The problem of sexual harassment is increasingly "coming out of the closet". Companies are starting to realise that the problem is real, some managers are admitting that it could affect their staff, and more victims are starting to gather the courage to complain. And in terms of recent labour legislation, victims do have legal recourse. Yet most people do not fully understand the problem, its causes, its consequences, or its extent. Even more difficult is the question: How does one deal with such behaviour? Before considering the causes and consequences of, and possible cures for, this deep-rooted problem, we shall have to define it. We shall also describe six different types of harassers, and consider who are usually the victims.
Every man and woman who becomes aware of the implications of this issue, can help both companies and individuals to address this insidious and destructive problem.

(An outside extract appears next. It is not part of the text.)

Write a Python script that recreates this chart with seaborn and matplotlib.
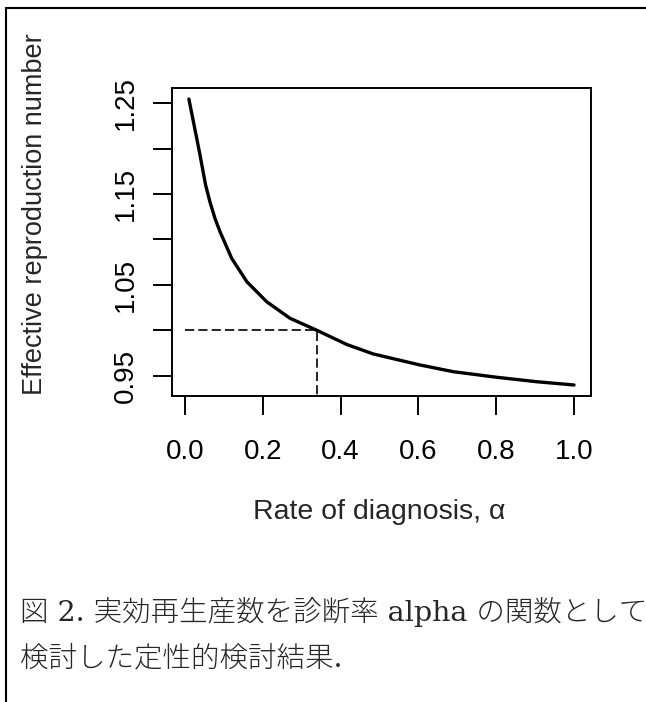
import matplotlib
matplotlib.use("Agg")
import matplotlib.pyplot as plt
from matplotlib.lines import Line2D
import pandas as pd
import seaborn as sns

# values
ALPHA = [0.010, 0.037, 0.053, 0.064, 0.077, 0.090, 0.120, 0.159, 0.210, 0.270,
         0.340, 0.416, 0.484, 0.604, 0.690, 0.801, 0.904, 1.000]
R_EFF = [1.2544, 1.1965, 1.1599, 1.1415, 1.1233, 1.1086, 1.0793, 1.0536, 1.0316, 1.0134,
         1.0000, 0.9846, 0.9742, 0.9621, 0.9547, 0.9486, 0.9437, 0.9401]

THRESH_ALPHA = 0.34
THRESH_R = 1.0

X_TICKS = [0.0, 0.2, 0.4, 0.6, 0.8, 1.0]
X_TICK_LABELS = ["0.0", "0.2", "0.4", "0.6", "0.8", "1.0"]
Y_TICKS = [0.95, 1.00, 1.05, 1.10, 1.15, 1.20, 1.25]
Y_TICK_LABELS = ["0.95", "", "1.05", "", "1.15", "", "1.25"]

X_LABEL = "Rate of diagnosis, \u03b1"
Y_LABEL = "Effective reproduction number"
CAPTION_1 = "図 2. 実効再生産数を診断率 alpha の関数として"
CAPTION_2 = "検討した定性的検討結果."

W, H = 646, 702

sns.set_style("ticks")
plt.rcParams["font.family"] = ["Liberation Sans", "DejaVu Sans"]

df = pd.DataFrame({"alpha": ALPHA, "reff": R_EFF})

fig = plt.figure(figsize=(W / 100, H / 100), dpi=100)
ax = fig.add_axes([172 / W, 1 - 396 / H, (591 - 172) / W, (396 - 88) / H])

sns.lineplot(data=df, x="alpha", y="reff", ax=ax, color="black", linewidth=2.4,
             solid_joinstyle="round", solid_capstyle="round")
ax.hlines(THRESH_R, 0.0, THRESH_ALPHA, colors="black", linewidth=1.2,
          linestyles=(0, (5.5, 2.5)))
ax.vlines(THRESH_ALPHA, 0.9, THRESH_R, colors="black", linewidth=1.2,
          linestyles=(0, (5.5, 2.5)))

ax.set_xlim(-0.0334, 1.0437)
ax.set_ylim(0.928, 1.2665)
ax.set_xticks(X_TICKS)
ax.set_xticklabels(X_TICK_LABELS)
ax.set_yticks(Y_TICKS)
ax.set_yticklabels(Y_TICK_LABELS, rotation=90, va="center")
ax.tick_params(axis="both", length=13.7, width=1.4, color="black",
               labelsize=20, labelcolor="black")
ax.tick_params(axis="x", pad=17)
ax.tick_params(axis="y", pad=10)
ax.set_xlabel("")
ax.set_ylabel("")
for side in ax.spines.values():
    side.set_visible(True)
    side.set_linewidth(1.4)
    side.set_color("black")

fig.text(35 / W, 1 - 214 / H, Y_LABEL, rotation=90, ha="center", va="center",
         fontsize=19.5)
fig.text(379 / W, 1 - 512 / H, X_LABEL, ha="center", va="center", fontsize=20.5)

cap_font = ["DejaVu Serif", "Noto Sans CJK JP"]
fig.text(20 / W, 1 - 612 / H, CAPTION_1, ha="left", va="center", fontsize=20.5,
         family=cap_font, fontweight="light")
fig.text(20 / W, 1 - 659 / H, CAPTION_2, ha="left", va="center", fontsize=20.5,
         family=cap_font, fontweight="light")

# outer frame (left and top edges only)
fig.add_artist(Line2D([6 / W, 6 / W], [0, 1 - 8 / H], transform=fig.transFigure,
                      color="black", linewidth=1.5))
fig.add_artist(Line2D([6 / W, 1], [1 - 8 / H, 1 - 8 / H], transform=fig.transFigure,
                      color="black", linewidth=1.5))

fig.savefig("out.png", dpi=100)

If one simply looks at a dictionary definition of harassment: "vex by repeated attacks; trouble, worry", it is clear that such behaviour towards a colleague is undesirable and could undermine morale and productivity. If one adds the sexual dimension, with its personal, psychological, moral and marital implications, the problem becomes much more complex.

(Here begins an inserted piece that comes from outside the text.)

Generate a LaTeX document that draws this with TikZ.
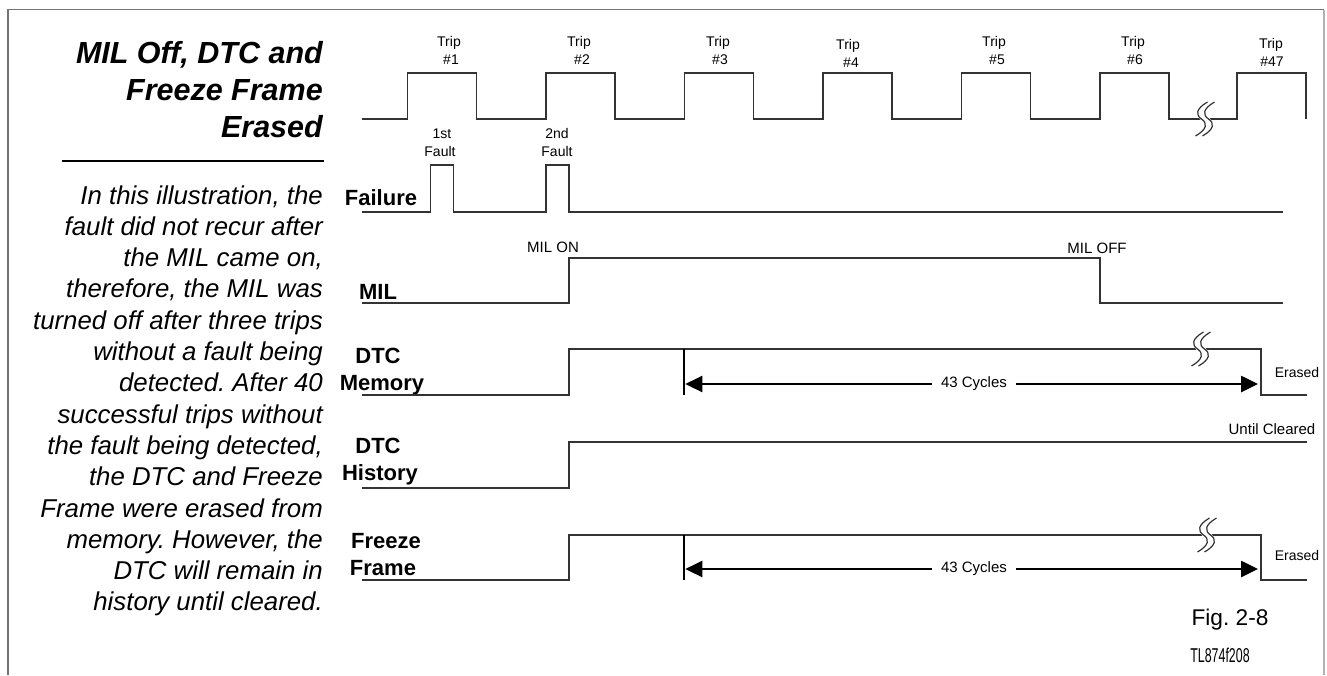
\documentclass[tikz,border=0pt]{standalone}
\usepackage{fontspec}
\setmainfont{Liberation Sans}
\newfontfamily\narrowfont[FakeStretch=0.62]{Liberation Sans}
\usetikzlibrary{arrows.meta}
\frenchspacing
\begin{document}
\begin{tikzpicture}[x=1pt,y=-1pt,
  sig/.style={draw=black!80, line width=1.4pt},
  frm/.style={draw=black!55, line width=1.6pt},
  frmr/.style={draw=black!30, line width=1.4pt},
  bar/.style={draw=black, line width=2.6pt},
  dim/.style={draw=black, line width=2.6pt, {Triangle[length=17pt,width=16pt]}-{Triangle[length=17pt,width=16pt]}},
  sm/.style={font=\fontsize{14}{16}\selectfont, inner sep=0pt, anchor=base},
  md/.style={font=\fontsize{15}{17}\selectfont, inner sep=0pt, anchor=base},
  lbl/.style={font=\fontsize{22}{26}\selectfont\bfseries, inner sep=0pt, anchor=base},
  body/.style={font=\fontsize{25.8}{31}\selectfont\itshape, inner sep=0pt, anchor=base east},
  ttl/.style={font=\fontsize{30.5}{36}\selectfont\bfseries\itshape, inner sep=0pt, anchor=base east},
  brk/.pic={
    \draw[white, line width=7pt] (6,-17) .. controls (-6,-10) and (-6,-4) .. (0,0) .. controls (6,4) and (6,10) .. (-6,17);
    \draw[sig, line width=1.2pt] (2.5,-17) .. controls (-9.5,-10) and (-9.5,-4) .. (-3.5,0) .. controls (2.5,4) and (2.5,10) .. (-9.5,17);
    \draw[sig, line width=1.2pt] (9.5,-17) .. controls (-2.5,-10) and (-2.5,-4) .. (3.5,0) .. controls (9.5,4) and (9.5,10) .. (-2.5,17);
  }
]
\useasboundingbox (0,0) rectangle (1327,675);
% frame
\draw[frm] (8,675) -- (8,9.5) -- (1324,9.5);
\draw[frmr] (1324,9.5) -- (1324,675);

% title
\node[ttl] (t1) at (323,63) {MIL Off, DTC and};
\node[ttl] (t2) at (323,100) {Freeze Frame};
\node[ttl] (t3) at (323,137) {Erased};
\draw[black, line width=1.5pt] (62,161) -- (324,161);

% body text
\foreach \txt [count=\i] in {{In this illustration, the},{fault did not recur after},{the MIL came on,},{therefore, the MIL was},{turned off after three trips},{without a fault being},{detected. After 40},{successful trips without},{the fault being detected,},{the DTC and Freeze},{Frame were erased from},{memory. However, the},{DTC will remain in},{history until cleared.}}
  \node[body] (b\i) at (323,{204+31.3*(\i-1)}) {\txt};

% signal labels
\node[lbl] (lfail) at (381,205) {Failure};
\node[lbl] (lmil) at (378,299) {MIL};
\node[lbl] (lmem1) at (378,363) {DTC};
\node[lbl] (lmem2) at (382,390) {Memory};
\node[lbl] (lhis1) at (378,453) {DTC};
\node[lbl] (lhis2) at (380,480) {History};
\node[lbl] (lfrz1) at (386,548) {Freeze};
\node[lbl] (lfrz2) at (383,575) {Frame};

% trip waveform
\draw[sig] (362,119) -- (407.3,119) -- (407.3,73) -- (476.6,73) -- (476.6,119)
  -- (545.8,119) -- (545.8,73) -- (615.1,73) -- (615.1,119)
  -- (684.3,119) -- (684.3,73) -- (753.6,73) -- (753.6,119)
  -- (822.8,119) -- (822.8,73) -- (892.1,73) -- (892.1,119)
  -- (961.3,119) -- (961.3,73) -- (1030.6,73) -- (1030.6,119)
  -- (1099.8,119) -- (1099.8,73) -- (1169.1,73) -- (1169.1,119)
  -- (1237,119) -- (1237,73) -- (1306,73) -- (1306,119);
\pic at (1205,119) {brk};

% trip labels
\foreach \n/\xa/\xb/\ya in {1/449/451/0,2/579/582/0,3/718/720/0,4/848/851/3,5/994/997/0,6/1133/1135/0,47/1271/1272/2}{
  \node[sm] (trip\n) at (\xa,46+\ya) {Trip};
  \node[sm] (tripn\n) at (\xb,64+\ya) {\#\n};
}

% failure
\node[sm] (f1a) at (442,138) {1st};
\node[sm] (f1b) at (440,156) {Fault};
\node[sm] (f2a) at (557,138) {2nd};
\node[sm] (f2b) at (557,156) {Fault};
\draw[sig] (362,212) -- (430.7,212) -- (430.7,165) -- (453.3,165) -- (453.3,212)
  -- (545.8,212) -- (545.8,165) -- (569,165) -- (569,212) -- (1283,212);

% MIL
\node[md] (milon) at (553,252.5) {MIL ON};
\node[md] (miloff) at (1097,253) {MIL OFF};
\draw[sig] (362,303) -- (569,303) -- (569,258) -- (1099.8,258) -- (1099.8,303) -- (1283,303);

% DTC memory
\draw[sig] (362,395) -- (569,395) -- (569,349) -- (1261,349) -- (1261,395) -- (1306.5,395);
\pic at (1201,349) {brk};
\draw[bar] (684,349) -- (684,395);
\coordinate (ma) at (685.3,384);
\coordinate (mb) at (1258,384);
\draw[dim] (ma) -- (mb);
\node[md, anchor=center, fill=white, inner xsep=9pt, inner ysep=2pt] (mcyc) at (974,384) {43 Cycles};
\node[sm] (merased) at (1297,377) {Erased};

% DTC history
\draw[sig] (362,488) -- (569,488) -- (569,442) -- (1306.5,442);
\node[md] (uc) at (1272,434) {Until Cleared};

% Freeze frame
\draw[sig] (362,580) -- (569,580) -- (569,535) -- (1261,535) -- (1261,580) -- (1306.5,580);
\pic at (1207,535) {brk};
\draw[bar] (684,535) -- (684,580);
\coordinate (fa) at (685.3,569);
\coordinate (fb) at (1258,569);
\draw[dim] (fa) -- (fb);
\node[md, anchor=center, fill=white, inner xsep=9pt, inner ysep=2pt] (fcyc) at (974,569) {43 Cycles};
\node[sm] (ferased) at (1297,560) {Erased};

% figure ids
\node[font=\fontsize{22.7}{26}\selectfont, inner sep=0pt, anchor=base] (fig) at (1230,625) {Fig. 2-8};
\node[font=\fontsize{20}{24}\selectfont\narrowfont, inner sep=0pt, anchor=base] (tl) at (1220,662) {TL874f208};
\end{tikzpicture}
\end{document}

A major issue is people's diverging views on what constitutes harassment. Definitions vary -from verbal harassment by sexist, crude or suggestive remarks, through casual touching or open advances, to the extremes of coercion or blackmail if a manager has the power to threaten a subordinate's job if she (or he) doesn't "play along", to attempted or actual rape. It is difficult to pinpoint the problem: sometimes the more "innocent" forms of harassment - a stare making the woman feel uncomfortable, the too-personal comment, or "friendly" touching - may mean the man is testing her reaction and will move further if not clearly repelled.

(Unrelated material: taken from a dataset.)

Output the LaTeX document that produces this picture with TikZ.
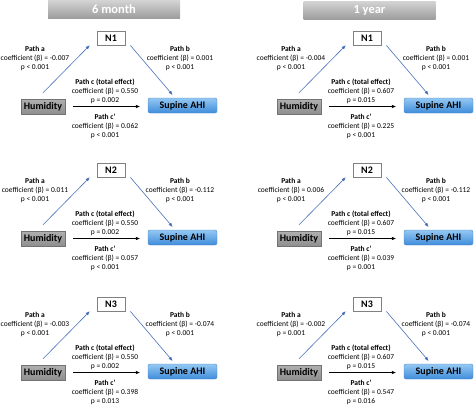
\documentclass[tikz,border=0pt]{standalone}
\usepackage{fontspec}
\setmainfont{Carlito}
\usetikzlibrary{arrows.meta}
\definecolor{barlight}{HTML}{D2D2D2}
\definecolor{bardark}{HTML}{9C9C9C}
\definecolor{humlight}{HTML}{B0B0B0}
\definecolor{humdark}{HTML}{8E8E8E}
\definecolor{ahilight}{HTML}{94C8F3}
\definecolor{ahidark}{HTML}{3F8CDA}
\definecolor{ahiedge}{HTML}{4A86C5}
\definecolor{pathblue}{HTML}{4A72B8}

\begin{document}
\begin{tikzpicture}[x=1pt,y=-1pt,
    coef/.style={font=\fontsize{7.5}{9}\selectfont, align=center, inner sep=0pt},
    titlebar/.style={top color=barlight, bottom color=bardark, text=white,
        font=\fontsize{12.5}{14}\selectfont\bfseries, minimum width=132pt, minimum height=18pt, inner sep=0pt},
    medbox/.style={draw=gray, line width=0.8pt, fill=white, font=\fontsize{10}{12}\selectfont\bfseries,
        minimum width=28pt, minimum height=14pt, inner sep=0pt},
    humbox/.style={draw=gray!90!black, top color=humlight, bottom color=humdark, font=\fontsize{10}{12}\selectfont\bfseries,
        minimum width=44pt, minimum height=15pt, inner sep=0pt},
    ahibox/.style={draw=ahiedge, top color=ahilight, bottom color=ahidark, rounded corners=2pt,
        font=\fontsize{10}{12}\selectfont\bfseries, minimum width=69pt, minimum height=15pt, inner sep=0pt},
    blueline/.style={draw=pathblue, line width=0.6pt, -{Triangle[length=4pt,width=3pt]}},
    blackline/.style={line width=0.6pt, -{Triangle[length=4pt,width=3pt]}}]
\useasboundingbox (0,0) rectangle (474,405);
% column titles
\node[titlebar] (t6m) at (114,9.5) {6 month};
\node[titlebar] (t1y) at (369.5,10.5) {1 year};
% one mediation triangle per panel
\foreach \px/\py/\nlab/\ka/\qa/\kb/\qb/\kc/\qc/\kd/\qd [count=\i] in {
    0/0/N1/-0.007/p < 0.001/0.001/p < 0.001/0.550/p = 0.002/0.062/p < 0.001,
    0/132/N2/0.011/p < 0.001/-0.112/p < 0.001/0.550/p = 0.002/0.057/p < 0.001,
    0/266/N3/-0.003/p < 0.001/-0.074/p < 0.001/0.550/p = 0.002/0.398/p = 0.013,
    256/0/N1/-0.004/p < 0.001/0.001/p < 0.001/0.607/p = 0.015/0.225/p < 0.001,
    256/132/N2/0.006/p < 0.001/-0.112/p < 0.001/0.607/p = 0.015/0.039/p = 0.001,
    256/266/N3/-0.002/p = 0.001/-0.074/p < 0.001/0.607/p = 0.015/0.547/p = 0.016}{
  \begin{scope}[shift={(\px,\py)}]
    \node[medbox] (med\i) at (111,38) {\nlab};
    \node[humbox] (hum\i) at (43,106.5) {Humidity};
    \node[ahibox] (ahi\i) at (182.5,105.5) {Supine AHI};
    \draw[blueline] ([yshift=6pt]hum\i.north) -- ([xshift=-7pt]med\i.south west);
    \draw[blueline] ([xshift=5pt]med\i.south east) -- ([xshift=-10pt,yshift=3pt]ahi\i.north);
    \draw[blackline, shorten <=8pt, shorten >=8pt] (hum\i.east) -- (hum\i.east -| ahi\i.west);
    \node[coef] (pa\i) at (35,58) {\textbf{Path a}\\coefficient (β) = \ka\\\qa};
    \node[coef] (pb\i) at (180,58) {\textbf{Path b}\\coefficient (β) = \kb\\\qb};
    \node[coef] (pc\i) at (105,91) {\textbf{Path c (total effect)}\\coefficient (β) = \kc\\\qc};
    \node[coef] (pd\i) at (105,126) {\textbf{Path c’}\\coefficient (β) = \kd\\\qd};
  \end{scope}
}
\end{tikzpicture}
\end{document}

Cases have been reported of men being harassed by women or by other men, or women by other women. However, 98% of the cases reported in a survey conducted in South Africa in the early 1990's among members of the IPM and the Institute of Directors, related to men harassing women at work or in work-associated situations. Therefore, although all kinds of sexual harassment - and even non-sexual harassment - should be stopped, the focus in this discussion will be the most prevalent kind, of men harassing women.
A workable definition would be: Sexual harassment in the workplace is unwelcome or unwanted attention of a sexual nature from someone at work, that causes discomfort, humiliation, offence or distress, and / or interferes with the job. This includes all such actions and practices of a sexual nature by a person or a group of people directed at one or more workers.
Sexual harassment can consist of unwelcome sexual advances, requests for sexual favours in return for employment benefits, pressure for sexual favours to clinch sales deals, the display of sexually offensive posters, cartoons or drawings, or any other form of verbal or physical behaviour that the recipient regards as unwelcome or embarrassing.
Any of the examples above may represent harassment. In all cases it is the consequences, and not the intentions, that count. The severity of the harassment is to a large extent determined by the impact it has on the victim. So "It was just a joke" or "I had too much to drink" is no excuse. Harassment usually relates to intimidation, exploitation and power; not to real, mutual personal attraction and respect.
Thus a relationship between two consenting adults would usually not be harassment. Yet if the one party has far more power than the other, and abuses this in the work situation to coerce the other, it could still be a case of harassment.
If unwelcome attentions are repeated although they have been declined, or if the person is victimised because of having turned down such advances, the situation becomes worse.